Cap and Trade Basics
- Regionwide Cap: The cap is intended to protect public health and the environment and to sustain that protection into the future, regardless of growth in the sector. For the Acid Rain Program, the cap is a nationwide total of emissions established by Title IV of the 1990 Clean Air Act Amendments. For CAIR, the cap is the sum of state emission budgets developed to address the interstate transport of pollution and to help downwind states meet their air quality goals to protect human health and the environment.
- Limited Allowances: Authorizations to emit, known as allowances, are allocated to affected sources. The allowance market enables sources to trade (buy and sell) allowances throughout the year.

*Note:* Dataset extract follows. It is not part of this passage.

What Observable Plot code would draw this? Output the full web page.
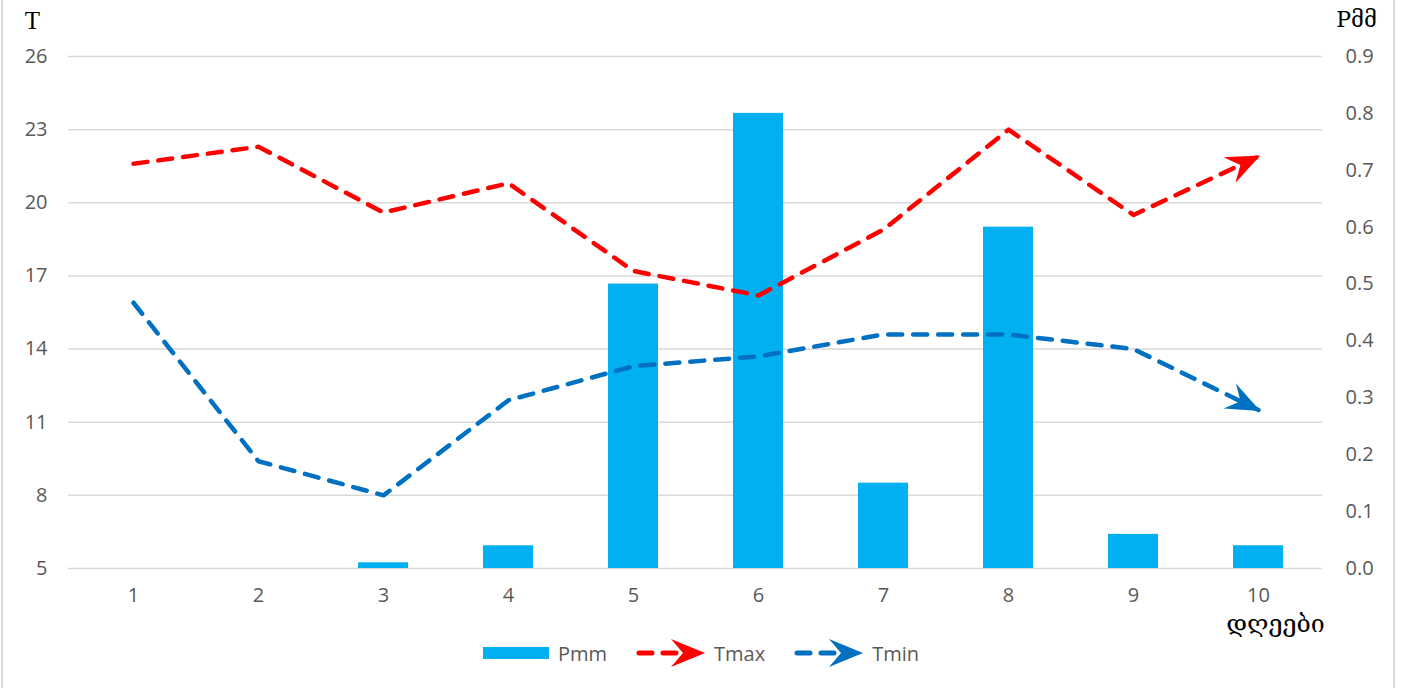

- Compliance Alternatives: Sources have the flexibility to choose among several options to reduce SO2 and NOx emissions, such as adding emission controls, replacing existing controls with more advanced technologies, optimizing existing controls, switching fuels, using banked allowances, or buying allowances from the market.
- Allowance Market and Banking: If a source has excess allowances because it reduced emissions beyond required levels, it could sell the unused allowances or bank (save) them for use in a future ozone season.
- Stringent, Complete Monitoring: To accurately monitor and report emissions, sources use continuous emission monitoring systems (CEMS) or other approved monitoring methods under EPA’s stringent monitoring requirements (40 CFR, Part 75).
- Compliance Determination: At the end of every compliance period, each source must hold enough allowances to cover their emissions (each allowance represents one ton of SO2 or NOx emissions). This process is called annual reconciliation.
- Automatic Penalties: If a source does not have enough allowances to cover its emissions, EPA issues an automatic penalty. Under the ARP, sources must pay a fine ($xx/ton) and for CAIR, allowances from the following year’s allocation are deducted.